Stated goal
Reproduce nothing except the lines between the line with "Write a web" and the line with "const y = d3.scalePoint().domain(rows.map(d", both ends included, and please leave out pictures.

(Extracted data entries)
▼

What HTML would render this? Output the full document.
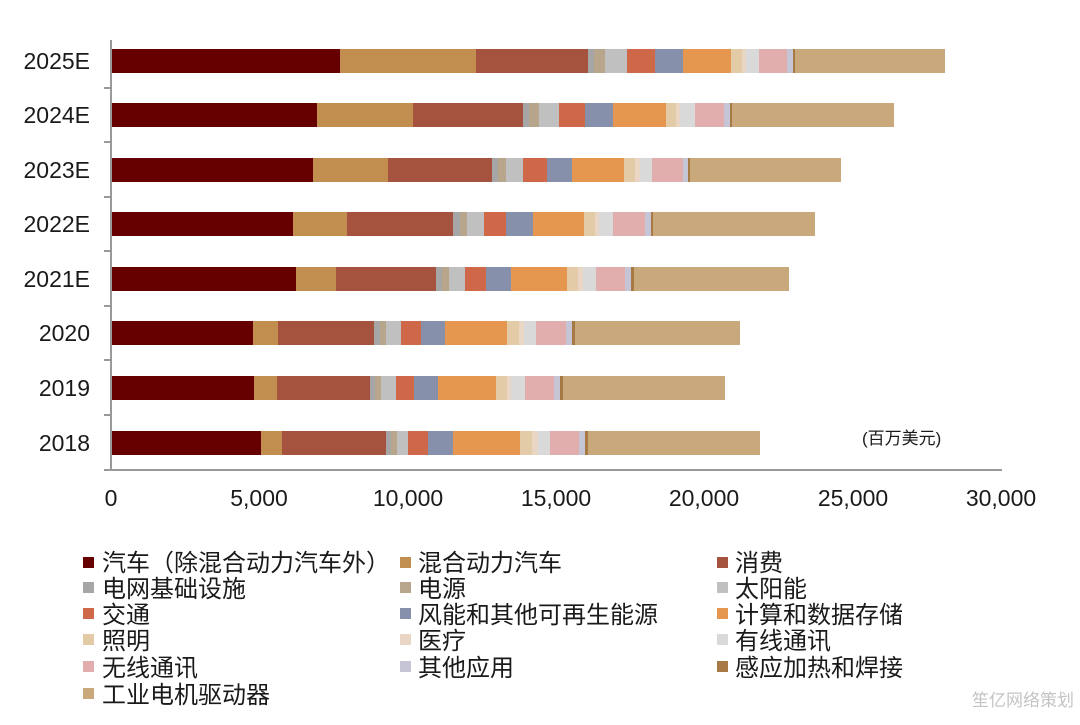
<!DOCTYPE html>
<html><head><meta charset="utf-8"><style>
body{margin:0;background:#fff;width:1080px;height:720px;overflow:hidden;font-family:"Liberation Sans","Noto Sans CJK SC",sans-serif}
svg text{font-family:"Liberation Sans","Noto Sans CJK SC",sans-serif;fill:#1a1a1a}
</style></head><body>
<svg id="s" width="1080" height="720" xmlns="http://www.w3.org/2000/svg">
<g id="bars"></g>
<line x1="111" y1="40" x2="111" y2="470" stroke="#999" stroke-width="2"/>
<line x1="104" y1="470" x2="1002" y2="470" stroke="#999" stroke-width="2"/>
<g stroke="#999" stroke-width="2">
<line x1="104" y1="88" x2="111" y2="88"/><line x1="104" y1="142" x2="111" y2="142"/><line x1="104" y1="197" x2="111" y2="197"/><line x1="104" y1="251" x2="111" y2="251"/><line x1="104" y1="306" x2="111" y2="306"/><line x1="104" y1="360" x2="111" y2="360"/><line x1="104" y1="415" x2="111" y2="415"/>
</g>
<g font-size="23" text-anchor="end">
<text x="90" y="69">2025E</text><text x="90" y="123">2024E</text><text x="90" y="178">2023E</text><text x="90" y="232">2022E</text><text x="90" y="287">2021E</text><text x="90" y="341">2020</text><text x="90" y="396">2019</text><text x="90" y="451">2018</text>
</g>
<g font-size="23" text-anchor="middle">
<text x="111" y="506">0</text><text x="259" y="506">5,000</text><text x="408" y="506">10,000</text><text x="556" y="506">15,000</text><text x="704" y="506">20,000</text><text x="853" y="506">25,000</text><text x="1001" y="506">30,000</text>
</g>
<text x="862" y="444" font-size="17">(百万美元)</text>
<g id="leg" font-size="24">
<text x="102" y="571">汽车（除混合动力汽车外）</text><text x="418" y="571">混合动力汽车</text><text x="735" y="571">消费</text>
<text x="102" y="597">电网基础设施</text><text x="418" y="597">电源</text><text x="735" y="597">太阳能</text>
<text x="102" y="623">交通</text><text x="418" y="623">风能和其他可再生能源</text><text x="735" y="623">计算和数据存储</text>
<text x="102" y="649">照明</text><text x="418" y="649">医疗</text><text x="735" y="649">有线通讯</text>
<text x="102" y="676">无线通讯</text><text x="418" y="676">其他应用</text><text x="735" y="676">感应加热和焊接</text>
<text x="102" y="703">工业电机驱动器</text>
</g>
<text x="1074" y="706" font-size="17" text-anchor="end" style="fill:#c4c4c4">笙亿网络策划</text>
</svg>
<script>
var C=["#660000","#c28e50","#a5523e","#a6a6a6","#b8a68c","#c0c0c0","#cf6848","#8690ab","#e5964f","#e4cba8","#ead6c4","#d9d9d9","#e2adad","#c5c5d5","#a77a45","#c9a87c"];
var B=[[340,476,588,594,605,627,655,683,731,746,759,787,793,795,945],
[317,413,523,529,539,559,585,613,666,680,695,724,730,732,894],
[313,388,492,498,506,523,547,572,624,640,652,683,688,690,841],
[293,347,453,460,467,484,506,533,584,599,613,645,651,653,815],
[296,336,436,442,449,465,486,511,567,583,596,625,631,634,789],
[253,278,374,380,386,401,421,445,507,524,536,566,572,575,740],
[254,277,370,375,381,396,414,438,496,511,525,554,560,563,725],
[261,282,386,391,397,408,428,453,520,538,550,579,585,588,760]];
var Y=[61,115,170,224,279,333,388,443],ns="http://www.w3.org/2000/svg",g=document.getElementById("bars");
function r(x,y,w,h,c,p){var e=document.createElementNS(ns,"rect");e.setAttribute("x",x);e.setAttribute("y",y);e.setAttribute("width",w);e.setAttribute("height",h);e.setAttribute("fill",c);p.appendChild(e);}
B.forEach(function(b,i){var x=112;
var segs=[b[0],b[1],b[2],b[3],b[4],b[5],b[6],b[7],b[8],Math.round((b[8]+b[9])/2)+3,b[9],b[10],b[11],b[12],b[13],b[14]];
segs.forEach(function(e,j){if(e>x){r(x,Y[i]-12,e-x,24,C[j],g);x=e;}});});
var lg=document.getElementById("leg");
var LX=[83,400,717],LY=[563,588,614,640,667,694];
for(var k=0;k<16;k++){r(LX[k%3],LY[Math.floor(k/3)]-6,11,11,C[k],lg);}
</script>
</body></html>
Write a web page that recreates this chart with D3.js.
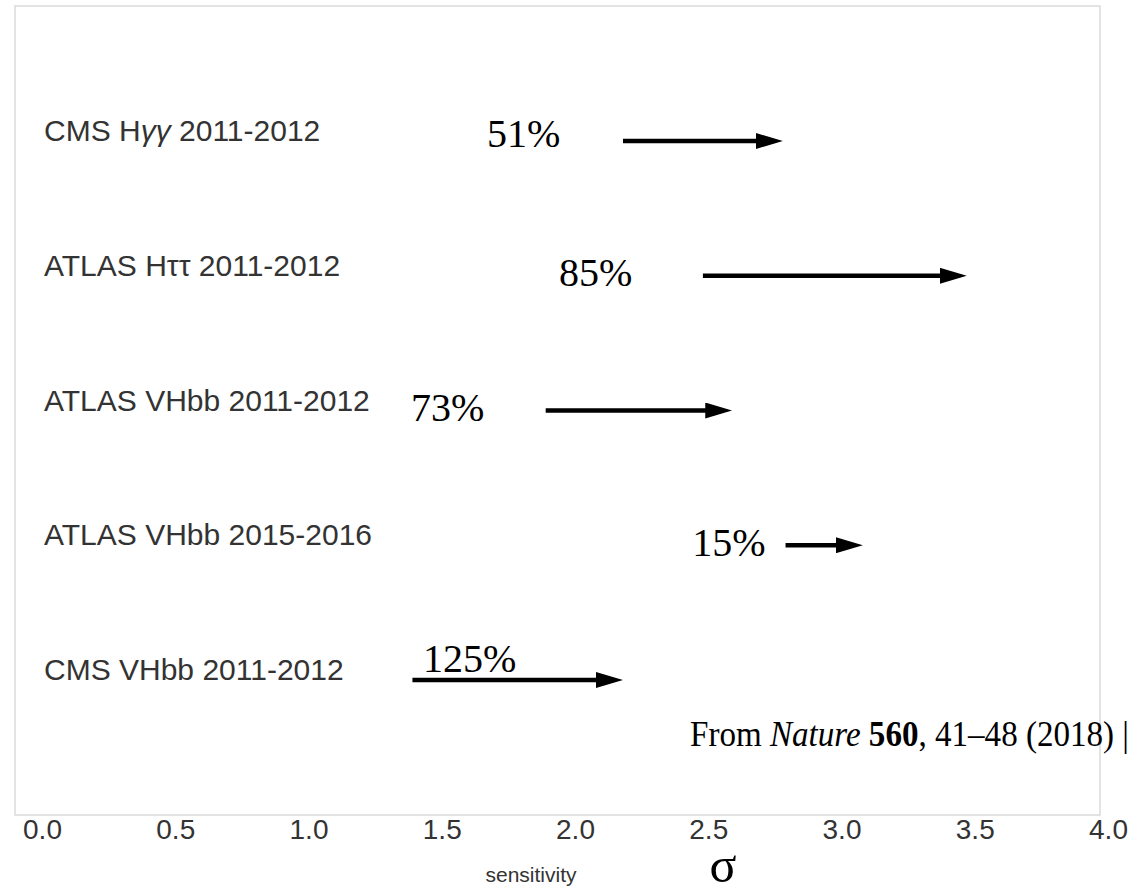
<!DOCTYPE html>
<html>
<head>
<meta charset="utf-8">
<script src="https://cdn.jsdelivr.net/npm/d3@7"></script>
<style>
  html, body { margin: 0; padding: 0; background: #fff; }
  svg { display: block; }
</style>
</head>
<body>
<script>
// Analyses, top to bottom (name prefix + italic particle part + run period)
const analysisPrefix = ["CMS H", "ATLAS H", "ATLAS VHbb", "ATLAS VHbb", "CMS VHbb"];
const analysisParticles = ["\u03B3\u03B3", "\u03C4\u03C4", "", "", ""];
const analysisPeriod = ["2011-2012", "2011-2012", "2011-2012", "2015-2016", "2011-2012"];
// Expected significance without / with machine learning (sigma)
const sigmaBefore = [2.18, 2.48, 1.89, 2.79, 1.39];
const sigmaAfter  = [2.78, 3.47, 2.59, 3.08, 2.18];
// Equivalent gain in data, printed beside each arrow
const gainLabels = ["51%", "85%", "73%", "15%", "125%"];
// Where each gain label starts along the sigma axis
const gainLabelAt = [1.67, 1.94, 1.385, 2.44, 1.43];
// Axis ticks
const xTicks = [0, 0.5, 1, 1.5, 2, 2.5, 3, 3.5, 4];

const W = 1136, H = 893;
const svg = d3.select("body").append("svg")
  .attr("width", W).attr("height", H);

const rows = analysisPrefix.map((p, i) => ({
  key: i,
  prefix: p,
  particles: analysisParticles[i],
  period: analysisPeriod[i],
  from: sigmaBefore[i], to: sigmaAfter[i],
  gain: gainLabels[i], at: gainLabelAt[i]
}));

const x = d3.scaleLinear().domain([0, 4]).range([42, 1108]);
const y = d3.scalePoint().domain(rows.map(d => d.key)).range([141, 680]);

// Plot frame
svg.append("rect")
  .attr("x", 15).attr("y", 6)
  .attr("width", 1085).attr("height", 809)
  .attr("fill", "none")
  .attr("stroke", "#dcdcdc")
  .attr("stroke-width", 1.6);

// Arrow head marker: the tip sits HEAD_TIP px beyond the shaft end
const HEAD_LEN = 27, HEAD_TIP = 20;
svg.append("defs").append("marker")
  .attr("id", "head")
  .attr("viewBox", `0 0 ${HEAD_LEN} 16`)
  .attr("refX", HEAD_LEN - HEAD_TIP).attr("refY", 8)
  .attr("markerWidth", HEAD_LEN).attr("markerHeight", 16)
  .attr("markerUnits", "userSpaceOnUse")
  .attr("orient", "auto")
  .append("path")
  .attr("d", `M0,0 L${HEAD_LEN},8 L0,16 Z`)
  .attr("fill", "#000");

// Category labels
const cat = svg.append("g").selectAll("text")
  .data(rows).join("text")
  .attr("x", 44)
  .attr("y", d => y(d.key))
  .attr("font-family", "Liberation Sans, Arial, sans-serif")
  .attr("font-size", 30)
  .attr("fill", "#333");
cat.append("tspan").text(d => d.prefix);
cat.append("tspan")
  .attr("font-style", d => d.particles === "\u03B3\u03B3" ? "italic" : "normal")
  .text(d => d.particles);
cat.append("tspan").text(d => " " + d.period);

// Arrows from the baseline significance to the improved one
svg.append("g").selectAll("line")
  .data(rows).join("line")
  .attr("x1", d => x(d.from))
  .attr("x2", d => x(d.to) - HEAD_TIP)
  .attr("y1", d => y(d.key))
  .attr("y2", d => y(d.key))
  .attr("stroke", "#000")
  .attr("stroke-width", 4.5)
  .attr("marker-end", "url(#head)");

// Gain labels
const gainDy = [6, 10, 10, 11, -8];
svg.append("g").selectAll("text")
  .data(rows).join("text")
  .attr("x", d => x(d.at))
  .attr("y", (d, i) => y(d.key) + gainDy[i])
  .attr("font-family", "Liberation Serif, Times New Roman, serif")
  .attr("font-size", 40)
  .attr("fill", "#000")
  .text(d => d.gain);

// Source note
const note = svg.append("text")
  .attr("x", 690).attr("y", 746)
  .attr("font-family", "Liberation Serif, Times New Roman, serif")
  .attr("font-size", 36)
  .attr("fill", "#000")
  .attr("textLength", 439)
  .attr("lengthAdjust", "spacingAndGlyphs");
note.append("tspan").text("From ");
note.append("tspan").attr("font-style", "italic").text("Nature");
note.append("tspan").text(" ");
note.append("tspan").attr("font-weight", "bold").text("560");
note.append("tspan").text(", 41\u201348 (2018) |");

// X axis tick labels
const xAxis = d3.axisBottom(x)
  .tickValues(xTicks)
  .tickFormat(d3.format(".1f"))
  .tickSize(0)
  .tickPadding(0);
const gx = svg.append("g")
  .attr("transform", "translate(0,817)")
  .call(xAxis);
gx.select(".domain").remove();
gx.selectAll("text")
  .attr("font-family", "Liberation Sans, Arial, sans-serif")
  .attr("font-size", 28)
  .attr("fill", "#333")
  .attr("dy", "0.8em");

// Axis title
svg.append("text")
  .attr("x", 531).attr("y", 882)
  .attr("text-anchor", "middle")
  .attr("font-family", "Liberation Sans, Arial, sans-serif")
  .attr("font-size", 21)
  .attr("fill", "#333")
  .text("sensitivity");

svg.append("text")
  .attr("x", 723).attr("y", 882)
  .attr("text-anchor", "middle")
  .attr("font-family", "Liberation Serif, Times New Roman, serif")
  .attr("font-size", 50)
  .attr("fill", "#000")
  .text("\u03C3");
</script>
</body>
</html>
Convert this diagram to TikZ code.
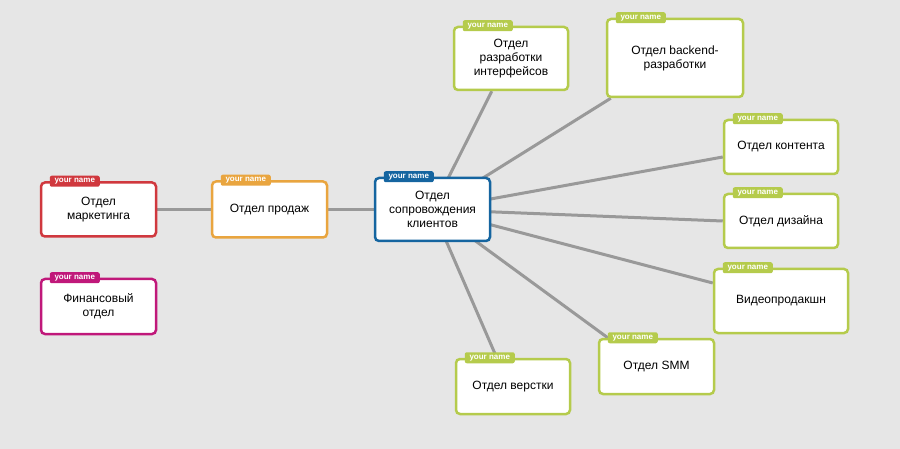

▲

Written solution
Write a web page that recreates this chart with D3.js.
<!DOCTYPE html>
<html>
<head>
<meta charset="utf-8">
<script src="https://cdn.jsdelivr.net/npm/d3@7"></script>
<style>
  html, body { margin: 0; padding: 0; background: #fff; }
  svg { display: block; }
</style>
</head>
<body>
<script>
// Analyses, top to bottom (name prefix + italic particle part + run period)
const analysisPrefix = ["CMS H", "ATLAS H", "ATLAS VHbb", "ATLAS VHbb", "CMS VHbb"];
const analysisParticles = ["\u03B3\u03B3", "\u03C4\u03C4", "", "", ""];
const analysisPeriod = ["2011-2012", "2011-2012", "2011-2012", "2015-2016", "2011-2012"];
// Expected significance without / with machine learning (sigma)
const sigmaBefore = [2.18, 2.48, 1.89, 2.79, 1.39];
const sigmaAfter  = [2.78, 3.47, 2.59, 3.08, 2.18];
// Equivalent gain in data, printed beside each arrow
const gainLabels = ["51%", "85%", "73%", "15%", "125%"];
// Where each gain label starts along the sigma axis
const gainLabelAt = [1.67, 1.94, 1.385, 2.44, 1.43];
// Axis ticks
const xTicks = [0, 0.5, 1, 1.5, 2, 2.5, 3, 3.5, 4];

const W = 1136, H = 893;
const svg = d3.select("body").append("svg")
  .attr("width", W).attr("height", H);

const rows = analysisPrefix.map((p, i) => ({
  key: i,
  prefix: p,
  particles: analysisParticles[i],
  period: analysisPeriod[i],
  from: sigmaBefore[i], to: sigmaAfter[i],
  gain: gainLabels[i], at: gainLabelAt[i]
}));

const x = d3.scaleLinear().domain([0, 4]).range([42, 1108]);
const y = d3.scalePoint().domain(rows.map(d => d.key)).range([141, 680]);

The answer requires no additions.